The E-Sylum: Volume 12, Number 34, August 23, 2009, Article 19

MYSTERIOUS LEDGER SIX NINE FOUR: MONEY TO BURN

Tom Kays submitted an interesting series of submissions based on material found in an old ledger. Thanks! Here's part one, with more to follow in subsequent issues. -Editor

An old hundred page ledger was lent me by a friend who is a seeker after treasure hoards. Bound in coarse green burlap boards, a tiny office label written on the cover in fountain pen reads "694" and nothing more. Patented in 1882, Ledger 694 was filled with various columns of inked sums peeking through by the bound edge.

Recycled about the year 1900, each page was then scrapbooked with newspaper columns tipped in over the calculations. All are neatly composed, some sideways, to fill each legal size page. Columns are set off with corner flourishes as someone familiar with typesetting or layout skills might render. No newspaper banner is included, so I cannot give credit to the original publisher, but the stories seem centered about New York and Boston and depict events circa 1900 to 1902. None have turned up on the Internet using various old newspaper searches although some of the stories are classics, reprinted later such as an early clipping recalling the inscription in Abraham Lincoln’s pocket watch, which we know came true.

This is a time capsule of "fresh, forgotten" material not easy to find on the Web.

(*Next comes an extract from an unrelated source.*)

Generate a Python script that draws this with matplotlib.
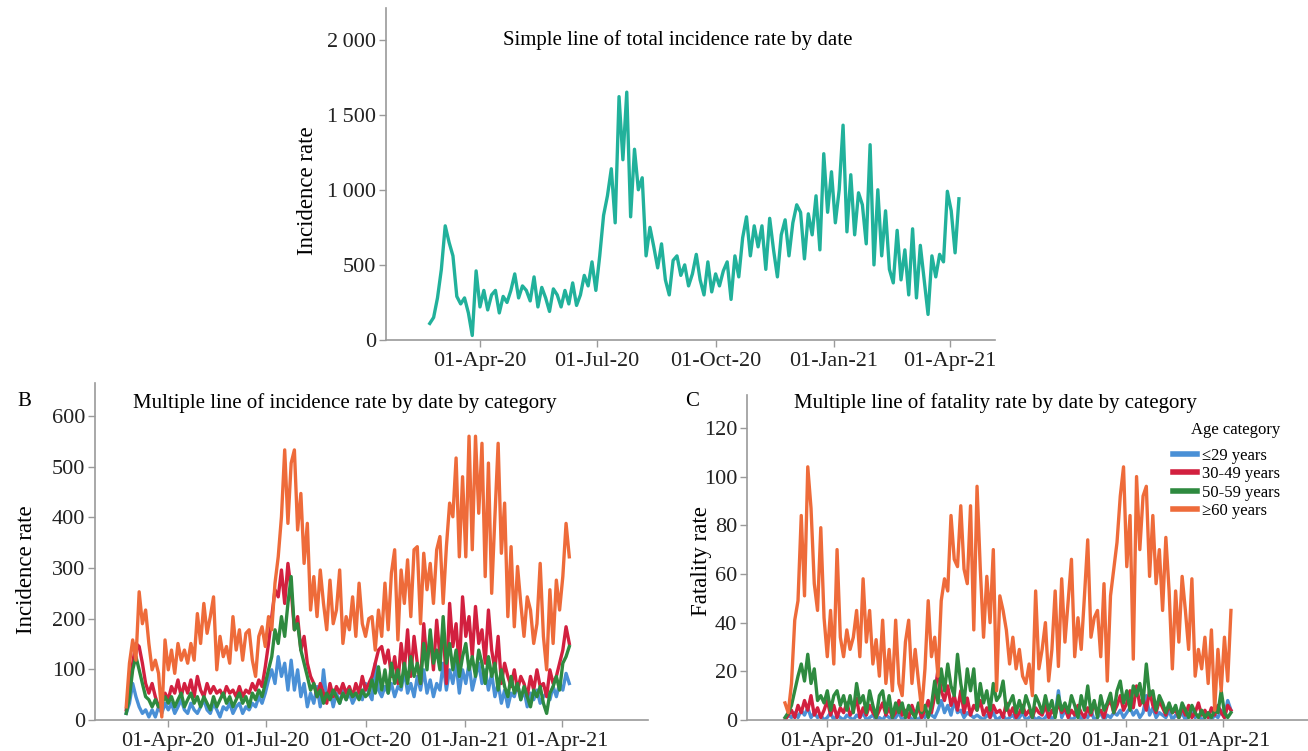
import numpy as np
import matplotlib
matplotlib.use("Agg")
from matplotlib import pyplot as plt
import matplotlib.dates as mdates
from matplotlib.ticker import FuncFormatter

plt.rcParams['font.family'] = ['Liberation Serif', 'DejaVu Serif']

# ---------------------- data (one value every 3 days) ----------------------
start_date = np.datetime64('2020-02-22')
n_points = 138
dates = start_date + np.arange(n_points) * np.timedelta64(3, 'D')

total_rate = [110, 150, 280, 470, 760, 650, 560, 290, 240, 280,
              180, 30, 460, 220, 330, 200, 300, 330, 180, 290,
              250, 330, 440, 280, 360, 330, 260, 420, 220, 350,
              280, 190, 340, 300, 220, 330, 240, 380, 230, 300,
              430, 360, 520, 330, 560, 830, 960, 1140, 780, 1620,
              1200, 1650, 820, 1270, 1000, 1080, 560, 750, 620, 480,
              640, 400, 300, 530, 560, 430, 500, 360, 440, 570,
              400, 300, 520, 320, 440, 360, 460, 520, 270, 560,
              420, 680, 820, 560, 760, 620, 760, 470, 810, 600,
              420, 700, 800, 560, 780, 900, 850, 540, 840, 700,
              960, 600, 1240, 850, 1120, 780, 1000, 1430, 720, 1100,
              700, 980, 900, 640, 1300, 500, 1000, 560, 860, 470,
              380, 730, 400, 600, 300, 740, 280, 630, 400, 170,
              560, 420, 570, 520, 990, 860, 580, 940]

# incidence by age category
inc_le29 = [13, 33, 72, 46, 26, 13, 20, 6, 20, 6,
            26, 13, 33, 20, 33, 13, 26, 40, 20, 13,
            33, 20, 13, 26, 40, 20, 13, 33, 20, 6,
            26, 20, 33, 13, 26, 33, 13, 26, 20, 33,
            26, 46, 33, 53, 79, 99, 72, 125, 86, 112,
            59, 118, 59, 99, 46, 72, 26, 53, 33, 66,
            26, 99, 40, 59, 26, 53, 33, 59, 40, 53,
            33, 46, 59, 40, 72, 53, 40, 112, 59, 46,
            66, 53, 72, 46, 66, 59, 99, 53, 72, 46,
            86, 59, 99, 53, 79, 46, 72, 59, 112, 59,
            99, 72, 112, 53, 99, 72, 112, 59, 86, 112,
            72, 99, 59, 92, 46, 72, 33, 59, 26, 53,
            46, 72, 40, 59, 26, 53, 40, 59, 33, 46,
            53, 40, 66, 46, 72, 59, 92, 72]
inc_30_49 = [20, 59, 112, 151, 145, 112, 72, 53, 72, 46,
             26, 40, 53, 40, 66, 53, 79, 46, 72, 53,
             79, 46, 86, 59, 46, 72, 53, 66, 53, 59,
             46, 66, 53, 59, 46, 66, 46, 59, 53, 72,
             59, 79, 66, 105, 151, 204, 257, 243, 296, 230,
             309, 257, 178, 204, 138, 165, 112, 86, 72, 46,
             72, 53, 33, 72, 46, 66, 53, 72, 53, 66,
             46, 72, 53, 86, 59, 72, 86, 112, 138, 145,
             112, 138, 86, 125, 72, 151, 99, 178, 86, 165,
             112, 72, 190, 112, 165, 99, 197, 125, 178, 72,
             230, 145, 190, 99, 243, 165, 204, 125, 224, 151,
             178, 112, 217, 138, 99, 165, 72, 112, 86, 66,
             99, 59, 86, 72, 46, 86, 59, 99, 66, 72,
             46, 99, 72, 86, 112, 138, 184, 151]
inc_50_59 = [13, 46, 99, 125, 99, 72, 46, 40, 26, 40,
             26, 33, 46, 33, 46, 26, 40, 53, 26, 40,
             53, 33, 46, 26, 46, 33, 20, 46, 26, 40,
             53, 33, 46, 26, 40, 53, 33, 46, 26, 53,
             40, 59, 46, 72, 99, 125, 178, 151, 204, 165,
             230, 283, 178, 190, 138, 112, 86, 59, 72, 46,
             59, 33, 53, 40, 59, 46, 33, 53, 40, 59,
             46, 53, 40, 59, 46, 53, 79, 53, 105, 59,
             99, 53, 112, 72, 99, 66, 112, 72, 125, 86,
             112, 72, 151, 99, 178, 112, 138, 99, 204, 112,
             151, 99, 138, 86, 125, 151, 99, 125, 86, 138,
             112, 72, 125, 86, 112, 59, 99, 66, 46, 86,
             53, 72, 40, 66, 46, 26, 59, 46, 66, 33,
             13, 53, 66, 86, 59, 112, 125, 145]
inc_ge60 = [26, 112, 158, 118, 253, 190, 217, 151, 99, 118,
            92, 6, 158, 99, 138, 92, 151, 118, 138, 112,
            151, 118, 210, 151, 230, 171, 204, 243, 99, 165,
            125, 145, 112, 204, 138, 178, 118, 171, 178, 118,
            86, 165, 184, 145, 204, 178, 270, 322, 401, 533,
            388, 507, 533, 375, 447, 309, 388, 217, 283, 204,
            296, 230, 178, 276, 190, 217, 296, 151, 204, 178,
            243, 165, 270, 190, 165, 200, 204, 138, 217, 165,
            270, 178, 290, 336, 158, 296, 230, 316, 204, 336,
            342, 190, 329, 257, 309, 230, 336, 362, 230, 342,
            428, 401, 517, 322, 480, 322, 560, 336, 560, 408,
            546, 283, 507, 250, 401, 546, 329, 428, 204, 342,
            184, 303, 230, 165, 243, 217, 151, 190, 309, 165,
            99, 257, 151, 276, 217, 283, 388, 322]

# fatality by age category
fat_le29 = [0, 2, 1, 3, 1, 4, 2, 5, 1, 3,
            1, 2, 0, 1, 3, 0, 2, 1, 0, 2,
            1, 0, 2, 1, 3, 0, 1, 2, 0, 1,
            0, 2, 1, 0, 1, 3, 0, 1, 2, 0,
            1, 0, 2, 1, 3, 2, 1, 4, 8, 3,
            6, 2, 8, 3, 4, 1, 3, 2, 1, 2,
            1, 0, 2, 1, 3, 0, 1, 2, 0, 1,
            2, 0, 1, 3, 0, 1, 2, 0, 1, 0,
            1, 3, 0, 2, 12, 1, 4, 2, 0, 1,
            3, 0, 2, 1, 4, 0, 1, 3, 0, 2,
            1, 3, 2, 4, 1, 3, 5, 2, 4, 1,
            3, 10, 2, 5, 1, 3, 2, 1, 4, 0,
            2, 1, 3, 0, 2, 4, 1, 2, 0, 1,
            3, 0, 2, 1, 4, 1, 8, 4]
fat_30_49 = [0, 2, 4, 1, 6, 3, 8, 4, 10, 2,
             5, 1, 4, 8, 2, 6, 1, 5, 3, 7,
             2, 4, 9, 1, 5, 2, 6, 3, 1, 4,
             7, 2, 5, 1, 3, 8, 2, 4, 1, 6,
             2, 5, 1, 4, 8, 3, 10, 21, 12, 8,
             14, 6, 10, 4, 12, 3, 9, 2, 6, 4,
             8, 2, 5, 1, 6, 3, 4, 1, 7, 2,
             5, 1, 3, 6, 2, 4, 1, 5, 3, 2,
             6, 1, 4, 2, 7, 3, 5, 1, 4, 2,
             6, 3, 1, 5, 2, 7, 3, 4, 1, 6,
             8, 3, 6, 10, 4, 7, 12, 5, 14, 6,
             9, 4, 12, 6, 3, 8, 5, 2, 6, 3,
             4, 1, 5, 2, 6, 1, 3, 7, 2, 4,
             1, 5, 2, 6, 3, 1, 6, 4]
fat_50_59 = [1, 3, 6, 12, 18, 23, 16, 27, 15, 21,
             8, 10, 7, 12, 4, 10, 12, 6, 10, 4,
             10, 3, 15, 7, 10, 3, 12, 6, 1, 10,
             12, 3, 10, 1, 7, 3, 7, 1, 6, 3,
             1, 7, 3, 6, 1, 6, 16, 7, 21, 12,
             23, 14, 10, 27, 15, 7, 21, 12, 21, 4,
             15, 7, 12, 4, 15, 8, 10, 16, 4, 7,
             10, 3, 8, 3, 10, 6, 1, 10, 7, 3,
             10, 4, 8, 1, 10, 4, 7, 3, 10, 6,
             1, 10, 4, 14, 3, 8, 1, 10, 4, 7,
             11, 3, 12, 16, 7, 12, 4, 14, 10, 15,
             7, 23, 10, 12, 4, 10, 7, 3, 7, 3,
             6, 1, 7, 4, 1, 6, 3, 1, 4, 1,
             3, 1, 4, 3, 12, 3, 1, 3]
fat_ge60 = [7, 3, 15, 41, 49, 84, 51, 104, 87, 56,
            45, 79, 42, 26, 45, 23, 70, 34, 26, 37,
            29, 34, 45, 26, 58, 32, 45, 23, 33, 18,
            41, 15, 29, 12, 41, 15, 10, 32, 41, 15,
            29, 16, 4, 21, 49, 26, 34, 18, 49, 58,
            53, 84, 66, 63, 88, 62, 56, 88, 37, 96,
            62, 34, 59, 40, 70, 12, 51, 45, 37, 23,
            34, 21, 29, 18, 15, 23, 10, 53, 21, 29,
            40, 16, 29, 53, 22, 58, 32, 49, 66, 26,
            42, 29, 51, 74, 34, 42, 45, 26, 56, 16,
            51, 62, 73, 92, 104, 63, 84, 25, 100, 70,
            92, 96, 59, 84, 56, 70, 45, 75, 53, 21,
            53, 32, 59, 45, 29, 58, 18, 29, 21, 34,
            15, 37, 4, 29, 12, 34, 16, 45]

age_labels = ['\u226429 years', '30-49 years', '50-59 years', '\u226560 years']
age_colors = ['#4a90d6', '#d2203f', '#2e8a3f', '#ee6b3a']
teal = '#21b19b'

tick_dates = [np.datetime64(d) for d in
              ['2020-04-01', '2020-07-01', '2020-10-01', '2021-01-01', '2021-04-01']]

# ---------------------- figure ----------------------
fig = plt.figure(figsize=(13.08, 7.51), dpi=100)
ax_a = fig.add_axes([0.2951, 0.5473, 0.4656, 0.4420])
ax_b = fig.add_axes([0.0726, 0.0413, 0.4228, 0.4487])
ax_c = fig.add_axes([0.5711, 0.0413, 0.4289, 0.4327])


def style_axis(ax, xlim, ylim, yticks):
    for side in ['top', 'right']:
        ax.spines[side].set_visible(False)
    for side in ['left', 'bottom']:
        ax.spines[side].set_color('#9a9a9a')
        ax.spines[side].set_linewidth(1.2)
    ax.set_xlim(np.datetime64(xlim[0]), np.datetime64(xlim[1]))
    ax.set_ylim(*ylim)
    ax.set_yticks(yticks)
    ax.set_xticks(tick_dates)
    ax.xaxis.set_major_formatter(mdates.DateFormatter('%d-%b-%y'))
    ax.tick_params(axis='both', colors='#9a9a9a', labelcolor='#222222',
                   labelsize=16, length=5, width=1)
    ax.tick_params(axis='y', pad=2)
    ax.tick_params(axis='x', pad=4)


# A: total incidence
ax_a.plot(dates, total_rate, color=teal, lw=2.4)
style_axis(ax_a, ('2020-01-19', '2021-05-06'), (0, 2210), [0, 500, 1000, 1500, 2000])
ax_a.yaxis.set_major_formatter(FuncFormatter(
    lambda v, p: f'{int(v):,}'.replace(',', '\u2009')))
ax_a.set_ylabel('Incidence rate', fontsize=16.5)
ax_a.yaxis.set_label_coords(-0.112, 0.45)
fig.text(0.518, 0.947, 'Simple line of total incidence rate by date',
         ha='center', va='center', fontsize=15)

# B: incidence by age category
for series, col in zip([inc_le29, inc_30_49, inc_50_59, inc_ge60], age_colors):
    ax_b.plot(dates, series, color=col, lw=2.4)
style_axis(ax_b, ('2020-01-24', '2021-06-20'), (0, 665), range(0, 601, 100))
ax_b.set_ylabel('Incidence rate', fontsize=16.5)
ax_b.yaxis.set_label_coords(-0.105, 0.445)
fig.text(0.264, 0.463, 'Multiple line of incidence rate by date by category',
         ha='center', va='center', fontsize=15)
fig.text(0.013, 0.465, 'B', ha='left', va='center', fontsize=15)

# C: fatality by age category
for series, col, lab in zip([fat_le29, fat_30_49, fat_50_59, fat_ge60], age_colors, age_labels):
    ax_c.plot(dates, series, color=col, lw=2.4, label=lab)
style_axis(ax_c, ('2020-01-18', '2021-06-18'), (0, 133.5), range(0, 121, 20))
ax_c.set_ylabel('Fatality rate', fontsize=16.5)
ax_c.yaxis.set_label_coords(-0.062, 0.49)
fig.text(0.761, 0.463, 'Multiple line of fatality rate by date by category',
         ha='center', va='center', fontsize=15)
fig.text(0.524, 0.465, 'C', ha='left', va='center', fontsize=15)

leg = ax_c.legend(title='Age category', loc='upper left', frameon=False,
                  bbox_to_anchor=(0.885, 0.458), bbox_transform=fig.transFigure,
                  fontsize=12, title_fontsize=12, handlelength=1.45,
                  handletextpad=0.3, labelspacing=0.15, alignment='right')
leg._legend_box.sep = 7
for line in leg.get_lines():
    line.set_linewidth(4)

fig.savefig('out.png', dpi=100)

My friend said the ledger came from a large collection of clippings mainly concerning gruesome "true crime," suitable for the penny-dreadful, but the theme of this ledger is about people unexpectedly coming into money, finding treasure and discovering rare coins, historic relics or pursuing curious and exotic hobbies. In resonance with Ripley’s Believe-It-Or-Not, Ledger 694 may have been a New England newspaperman’s reference file of stories of particular human interest from the turn of the twentieth century. The first clipping with illustration sets the "gold standard" and reads:

Mark Twain Wants Money to Burn instead of Coal

Sends Shaw an Order for Bonds, Greenbacks and Postal Currency for Kindling Washington D.C. October 22nd – The following letter was received at the treasury department yesterday morning:

"New York City, Oct. 3. The Honorable the Secretary of the Treasury, Washington D.C.

Sir – Prices for the customary kinds of winter fuel having reached an altitude that puts them out of reach of literary persons in straitened circumstances, I desire to place with you the following order: Forty-five tons best old dry government bonds, suitable for furnace, gold 7 per cents, 1864, preferred. Twelve tons early greenbacks, range size, suitable for cooking. Eight barrels seasoned 25 and 50 cent postal currency, vintage of 1866, eligible for kindlings. Please deliver with all convenient [dispatch]."

Mark Twain is smugly pictured beneath. His sentiments were shared by many "goldbugs" of that day who believed the only honest dollar was a gold dollar.